The most baffling recording I’ve come across recently, Arias for Josepha, contains works composed for or sung by the accomplished third sister of Mozart’s wife Constanze and the more flamboyant Aloysia. Josepha Weber was the composer’s first Queen of the Night in Die Zauberflöte and indeed both of that character’s arias feature prominently on Traubel’s unfortunate CD.
Traubel, whose name I’d not previously run across, claims family connections to both American Wagnerian Helen Traubel and German conductor Günter Wand. Her program of fearsome arias by Süssmayr, von Winter and others in addition to seven Mozart pieces would ordinarily be compulsively seductive, but her harsh soprano and problematic technique make listening a downright trial.
While one might be pleased to encounter Traubel at a small German opera house as the Queen, the unforgiving close-up scrutiny of a recording fails to serve as the introduction to a new star, normally the raison d’être of such an enterprise.
A pinched high register descends to a covered middle in demanding arias that sometimes force her to slow down the tempo just to get through the fiendish coloratura in, for example, the spectacular “Bella fiamma” from Righini’s Il Natal d’Apollo.

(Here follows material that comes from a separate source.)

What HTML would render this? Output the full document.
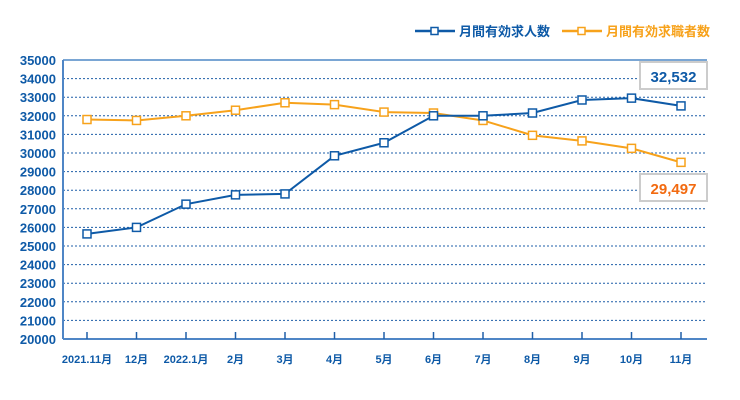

One would be better off searching out Diana Damrau’s Bravura or Sabine Devieilhe’s Mozart:The Weber Sisters for superior renditions of arias from this too rarely explored classical repertoire. Sony Classics produced both the Traubel and Kermes recordings and one wonders what on earth inspired the company to release them.
With time on my hands, I did a little math: of the 59 arias, motets or cantatas found on these seven discs, more than half—36—I’d never heard before!
That degree of unfamiliarity won’t true in the next review which will tackle CDs of vocal music by Handel and Vivaldi. In the spirit of equal opportunity, it will include several male singers (admittedly ones with high voices)!